- Stream Analytics with Microsoft Azure
- Anindita Basak Krishna Venkataraman Ryan Murphy Manpreet Singh
- 416字
- 2021-07-02 22:35:58
Logical flow of processing
In the current era of data explosion and requirement for an always-connected paradigm, organizations are collecting colossal volumes of data on a continuous basis in real or near-real-time basis. The value of this data surge depends on the ability to extract actionable and contextual insights in a timely fashion. Streaming applications have a very strong mandate to derive real-time actionable insights from massive data ingestion pipelines. They have to react to data in real time. For instance, as a data stream arrives, it should trigger a multitude of dependent actions and capture reactions. The most critical part of building streaming solutions is to understand the interlude between input, output and query processing at scale. Do also note streaming applications never exist in siloed mode, but part of the larger ecosystem of applications.

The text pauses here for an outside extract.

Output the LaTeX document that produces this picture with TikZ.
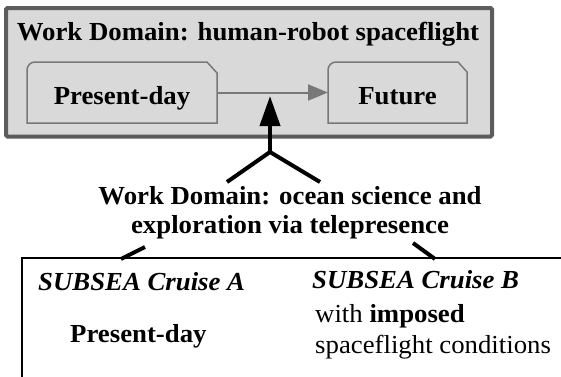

The following illustration provides a high-level conceptual view of various interplay with different components. Starting with a stream of data, reference data included to enrich the arriving streaming data, queries are executed and responses pushed out, followed by notifications to end users and storage of the final results in the data store for future references:

Logical view of streaming flow processing
If you take a traditional transactional data processing workload, all the data is collected before the start of processing. In the stream, processing queries are run against that data in flight as illustrated as follows:
Queries executed on streaming data
When data is continually in motion keeping the state of the data is challenging or difficult, the state is stored in in-memory that is working memory and that is limited. Additionally, networking challenges will creep in turn resulting late arrival of data or missing data sets. Patterns like Command Query Responsibility Segregation is used to scale out read and writes separately.
Command Query Responsibility Segregation (CQRS) is an architecture pattern for separating concerns, the reads and writes are separated and provides the ability to read and write faster in separate streams. The event stored in the event store is immutable with a timestamp.

In the preceding architecture, immutable events with data stamp are sent through the event pipe and split between immediate event action and long-term data retention. Events are stored with a timestamp and it gives the ability to determine the state of the system at any previous point in time by querying the Events. By splitting the data streams into multiple channels higher throughput is achieved.